Here, MSI’s tender and Signature’s acceptance of the payments of money indisputably owed by MSI under the Mortgage Loans demonstrate, at most, that MSI chose to early pay down the principal amount of the Mortgage Loans to induce MSI to agree to the possible future modification of the Mortgage Loans.  Indeed, the Term Sheet, which was executed by both Signature and MSI, provides that “Signature Bank is willing to consider your request . . . to modify and extend its above referenced credit facilities on the following terms,” including, among other, numerous conditions, a paydown of the loans’ principal amounts. See Term Sheet at 1, 3 (emphasis added). As expressly stated in the Term Sheet, the payments are readily “‘explainable as preparatory steps taken with a view toward consummation of an agreement in the future,’ [such] that performance is not ‘unequivocally referable’ to the new contract.” Nassau Beekman LLC v. Ann/Nassau Realty LLC, 105 A.D.3d 33, 39 (1st Dept. 2013), quoting Anostario, 59 N.Y.2d at 664.

Finally, the Court rejected the Plaintiff’s argument that the Term Sheet was a binding agreement because it required further negotiation. The Court found that:

[T]he Term Sheet does not require Signature to extend the repayment periods and reduce the mortgage interest rates, but, by its terms, is simply an agreement to continue negotiating.

* * *

MSI’s contention that the parties agreed to be bound by an oral agreement prior to issuance and execution of the Term Sheet is unavailing and conclusively belied by the documentary evidence. While the Term Sheet does not include a merger clause, its express terms demonstrate that any discussions prior to its execution constituted nothing more than preliminary negotiations regarding the maturity dates and interest rates, rather than a meeting of the minds and an agreement to be bound.
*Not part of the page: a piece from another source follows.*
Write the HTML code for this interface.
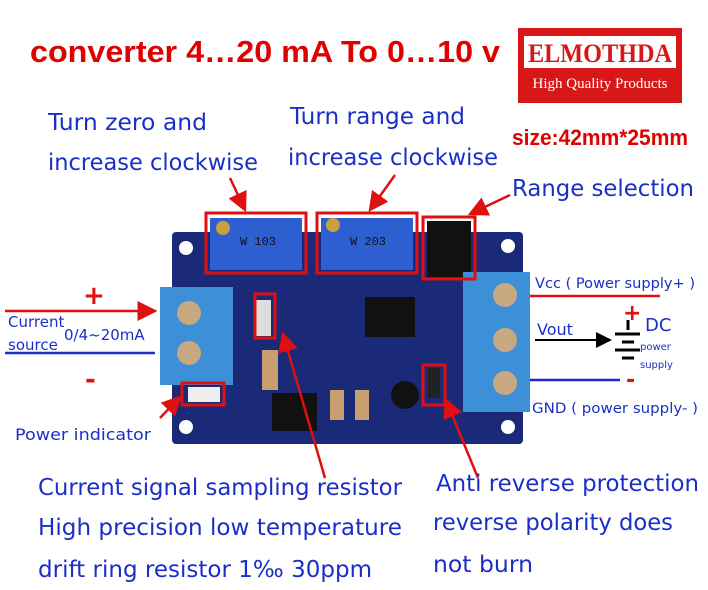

See StarVest Partners II, L.P. v. Emportal, Inc., 101 A.D.3d 610, 613 (1st Dept. 2012) (“Where a term sheet . . . explicitly requires the execution of a further written agreement before any party is contractually bound, it is unreasonable as a matter of law for a party to rely upon the other party’s promises to proceed with the transaction in the absence of that further written agreement.”).

(This Blog previously wrote about the enforceability of a term sheet and similar documents here and here.)


Most commercial contracts require amendments and modifications to be in writing. This requirement is often found in the “No Oral Modification” clause, or NOM clause. While such clauses are often included in commercial contracts as boilerplate, courts will nevertheless enforce them, as the court did in Israel, when the parties clearly and unambiguously require such a result.

The takeaway of Israel, therefore, centers on basic contract interpretation. Where, as in Israel, the terms of the contract are clear and unambiguous, “the provisions of the contract delineating the rights of the parties prevail over” the parties’ arguments and allegations.